ESSENCE’s Gen Z editor Brooklyn White responds to critiques of Naomi Osaka’s withdrawal from the French Open and Wimbledon, Sha’Carri Richardson’s disqualification from the Olympics and Simone Biles’ decision to pull out from the womens gymnastics competition at the 2021 Tokyo Olympics. Each has discussed feeling pressure during high points in their athletic careers.
Sanctimoniousness is telling. It exposes the cracks in one’s own armor instead of the shoddy craftsmanship of another’s, alerting that there are still gaps where understanding should rest. For some of us, haughtiness is a default, especially in public spaces. The “perfect” people and their human moment is the center of attention.
Strangers were disappointed when Sha’Carri Richardson tested positive for marijuana. Critics tried to reduce Naomi Osaka and Simone Biles to stock after their respective withdrawals from major competitions. The gall is laughable but moreover disturbing. Petty human judgement makes mountains of small people, exposing them to barely-there power they have no right to. The ego boost spreads to others, granting them serenity as they bang a gavel for hurting people they may never meet. So on the cycle goes, making it easier to think and speak ill of the next.
Read about why Sha’Carri Richardson deserves grace in the midst of her grief.
Disappointment indicates proximity to the person or event in unnecessary discussion. With the exception of few, we were never even close enough to the circumstance to see the pain of dreams deferred reflecting in Richardson’s eyes. We were not always privy to the mental state of Osaka and Biles. The self-appointed jury though, they consider them all as lunging, swatting and flipping entertainment, nothing more.
It’s easy to be let down by someone when you don’t see them as a person and make them a symbol. They and we are guilty.

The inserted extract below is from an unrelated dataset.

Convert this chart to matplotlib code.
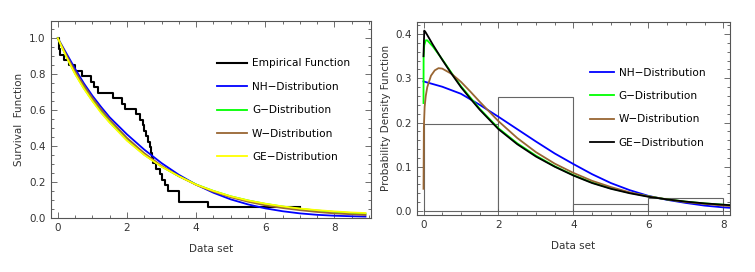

We love Black women who are emblems. They leave us free to err and give in to our humanity at whim. They also make heartache feel more distant from our reach and deep down, racial progress appear all the more tangible. Yes, white people can brutalize and embarrass us with their laws and tactics, but if we can offer up models above scrutiny, respectable little icons, then maybe existing in an irredeemably racist world on an unpredictable, dying planet won’t hurt so much.
But the characters of our fantasies, they are the ones who suffer.
Maybe we all projected onto Richardson, Biles and Osaka, taking their wins as our own but ignoring their vulnerability. We bowed our head and bent our bodies to the capitalism-based concept of grinding through personal hells. How lost we are, working against ourselves even when our hearts, bones and minds beg for reprieve.
One word followed eliminations and a withdrawal from Richardson, Biles and Osaka: pressure. Pressure makes diamonds they say. Or does it crush and chip away at fortitude? Heavy is the head that wears the tiara with “Black Girl Magic” etched into it.
Black women are to walk across crackling coals if it benefits someone else — even if the person is metaphorical. Endure for the nonexistent, collapse under the weight for a future generation. Are we not to set a new example? Should we not bring the imaginary, the impending fruit and still restless ghosts closer and show them a new way? The armor is heavy.